SUPPLIED DATA:

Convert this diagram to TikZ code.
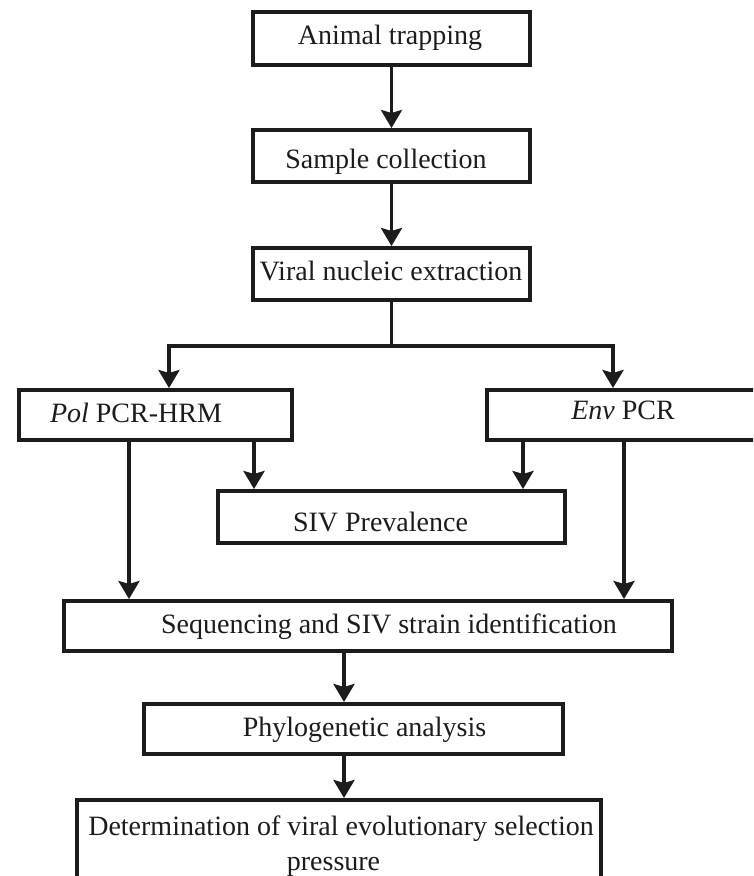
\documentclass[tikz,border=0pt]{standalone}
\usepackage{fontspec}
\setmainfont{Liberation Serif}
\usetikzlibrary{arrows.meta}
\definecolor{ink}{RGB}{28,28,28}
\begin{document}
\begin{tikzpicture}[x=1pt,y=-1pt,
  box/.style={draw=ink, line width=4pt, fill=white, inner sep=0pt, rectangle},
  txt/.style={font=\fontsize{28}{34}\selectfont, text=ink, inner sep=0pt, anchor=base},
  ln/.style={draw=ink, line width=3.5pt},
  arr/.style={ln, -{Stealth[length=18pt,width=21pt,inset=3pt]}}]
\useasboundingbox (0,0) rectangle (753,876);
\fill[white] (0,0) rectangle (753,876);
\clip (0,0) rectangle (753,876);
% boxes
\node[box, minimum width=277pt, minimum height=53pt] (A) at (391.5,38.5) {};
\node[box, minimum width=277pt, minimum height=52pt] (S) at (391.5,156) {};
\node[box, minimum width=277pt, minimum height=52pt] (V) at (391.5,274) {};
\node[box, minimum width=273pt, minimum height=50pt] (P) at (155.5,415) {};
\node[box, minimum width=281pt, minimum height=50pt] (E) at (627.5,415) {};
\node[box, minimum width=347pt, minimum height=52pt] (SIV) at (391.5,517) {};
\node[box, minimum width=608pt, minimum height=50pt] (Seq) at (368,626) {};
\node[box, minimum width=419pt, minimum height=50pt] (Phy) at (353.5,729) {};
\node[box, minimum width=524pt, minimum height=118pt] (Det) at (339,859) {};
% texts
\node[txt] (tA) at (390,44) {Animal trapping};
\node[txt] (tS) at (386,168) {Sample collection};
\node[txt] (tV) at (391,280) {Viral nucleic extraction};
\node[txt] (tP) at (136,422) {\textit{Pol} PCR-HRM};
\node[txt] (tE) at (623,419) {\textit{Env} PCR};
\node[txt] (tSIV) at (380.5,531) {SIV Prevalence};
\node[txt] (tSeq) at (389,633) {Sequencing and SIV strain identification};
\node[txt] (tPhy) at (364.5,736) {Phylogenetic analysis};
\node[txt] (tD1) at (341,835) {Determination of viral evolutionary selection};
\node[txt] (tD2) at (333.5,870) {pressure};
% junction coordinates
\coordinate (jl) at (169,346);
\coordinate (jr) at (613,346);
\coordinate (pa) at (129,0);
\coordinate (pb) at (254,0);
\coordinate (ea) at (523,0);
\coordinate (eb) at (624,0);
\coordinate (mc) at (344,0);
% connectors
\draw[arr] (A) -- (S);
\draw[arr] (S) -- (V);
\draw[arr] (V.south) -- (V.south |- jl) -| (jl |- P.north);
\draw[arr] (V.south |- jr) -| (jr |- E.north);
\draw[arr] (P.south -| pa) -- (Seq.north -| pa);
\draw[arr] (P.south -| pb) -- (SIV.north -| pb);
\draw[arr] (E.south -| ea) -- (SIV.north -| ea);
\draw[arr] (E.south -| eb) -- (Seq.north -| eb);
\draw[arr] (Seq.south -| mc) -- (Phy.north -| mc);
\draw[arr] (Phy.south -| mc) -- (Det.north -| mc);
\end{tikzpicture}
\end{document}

PROBLEM DESCRIPTION: From the data above, write out everything exactly except the pictures.

FINAL RESULT:
Convert this diagram to TikZ code.
\documentclass[tikz,border=0pt]{standalone}
\usepackage{fontspec}
\setmainfont{Liberation Serif}
\usetikzlibrary{arrows.meta}
\definecolor{ink}{RGB}{28,28,28}
\begin{document}
\begin{tikzpicture}[x=1pt,y=-1pt,
  box/.style={draw=ink, line width=4pt, fill=white, inner sep=0pt, rectangle},
  txt/.style={font=\fontsize{28}{34}\selectfont, text=ink, inner sep=0pt, anchor=base},
  ln/.style={draw=ink, line width=3.5pt},
  arr/.style={ln, -{Stealth[length=18pt,width=21pt,inset=3pt]}}]
\useasboundingbox (0,0) rectangle (753,876);
\fill[white] (0,0) rectangle (753,876);
\clip (0,0) rectangle (753,876);
% boxes
\node[box, minimum width=277pt, minimum height=53pt] (A) at (391.5,38.5) {};
\node[box, minimum width=277pt, minimum height=52pt] (S) at (391.5,156) {};
\node[box, minimum width=277pt, minimum height=52pt] (V) at (391.5,274) {};
\node[box, minimum width=273pt, minimum height=50pt] (P) at (155.5,415) {};
\node[box, minimum width=281pt, minimum height=50pt] (E) at (627.5,415) {};
\node[box, minimum width=347pt, minimum height=52pt] (SIV) at (391.5,517) {};
\node[box, minimum width=608pt, minimum height=50pt] (Seq) at (368,626) {};
\node[box, minimum width=419pt, minimum height=50pt] (Phy) at (353.5,729) {};
\node[box, minimum width=524pt, minimum height=118pt] (Det) at (339,859) {};
% texts
\node[txt] (tA) at (390,44) {Animal trapping};
\node[txt] (tS) at (386,168) {Sample collection};
\node[txt] (tV) at (391,280) {Viral nucleic extraction};
\node[txt] (tP) at (136,422) {\textit{Pol} PCR-HRM};
\node[txt] (tE) at (623,419) {\textit{Env} PCR};
\node[txt] (tSIV) at (380.5,531) {SIV Prevalence};
\node[txt] (tSeq) at (389,633) {Sequencing and SIV strain identification};
\node[txt] (tPhy) at (364.5,736) {Phylogenetic analysis};
\node[txt] (tD1) at (341,835) {Determination of viral evolutionary selection};
\node[txt] (tD2) at (333.5,870) {pressure};
% junction coordinates
\coordinate (jl) at (169,346);
\coordinate (jr) at (613,346);
\coordinate (pa) at (129,0);
\coordinate (pb) at (254,0);
\coordinate (ea) at (523,0);
\coordinate (eb) at (624,0);
\coordinate (mc) at (344,0);
% connectors
\draw[arr] (A) -- (S);
\draw[arr] (S) -- (V);
\draw[arr] (V.south) -- (V.south |- jl) -| (jl |- P.north);
\draw[arr] (V.south |- jr) -| (jr |- E.north);
\draw[arr] (P.south -| pa) -- (Seq.north -| pa);
\draw[arr] (P.south -| pb) -- (SIV.north -| pb);
\draw[arr] (E.south -| ea) -- (SIV.north -| ea);
\draw[arr] (E.south -| eb) -- (Seq.north -| eb);
\draw[arr] (Seq.south -| mc) -- (Phy.north -| mc);
\draw[arr] (Phy.south -| mc) -- (Det.north -| mc);
\end{tikzpicture}
\end{document}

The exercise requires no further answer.